Berdasarkan hasil pemeriksaan, Haposan memastikan, harga barang yang dijual di kantin Lapas Perempuan Bengkulu telah sesuai dengan aturan yang berlaku.
“Penetapan harga mengacu pada ketentuan Primer Koperasi Pemasyarakatan dan telah disesuaikan dengan daftar harga dari Induk Koperasi Pemasyarakatan Indonesia (INKOPASINDU),” jelasnya.
Selain itu, sebagai bahan pembanding dan menjaga objektif, Haposan juga meminta keterangan langsung dari warga binaan, termasuk mereka yang berasal dari luar daerah.
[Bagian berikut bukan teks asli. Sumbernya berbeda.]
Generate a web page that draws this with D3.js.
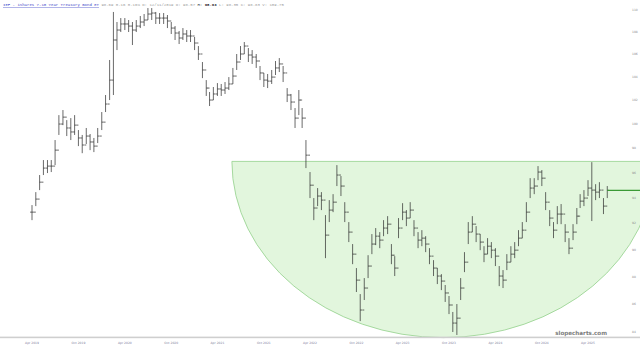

“Dari hasil dialog, warga binaan menyampaikan bahwa harga barang di dalam lapas relatif sama dengan harga di luar, tidak ada selisih yang mencolok,” ungkapnya.
Terkait sistem belanja di kantin, Haposan menegaskan, tidak ada paksaan bagi warga binaan untuk membeli barang tertentu.
“Belanja di kantin bersifat sukarela sesuai kebutuhan masing-masing warga binaan,” katanya.
Seluruh transaksi di kantin Lapas Perempuan Bengkulu, kata Haposan, dilakukan secara non-tunai menggunakan uang elektronik BRIZZI sebagai upaya meningkatkan transparansi dan memudahkan pengawasan.
“Jika saldo belum terisi, Inkopasindo atau pihak lapas memberikan kelonggaran melalui sistem kas bon. Dengan sistem non-tunai, pengawasan transaksi menjadi lebih mudah,” jelasnya.
Selain adanya keluhan soal kantin, Haposan turut melakukan peninjauan terkait kebijakan pembatasan makanan dari luar lapas. Menurutnya, kebijakan tersebut diberlakukan demi menjaga keamanan, kesehatan, dan kenyamanan warga binaan.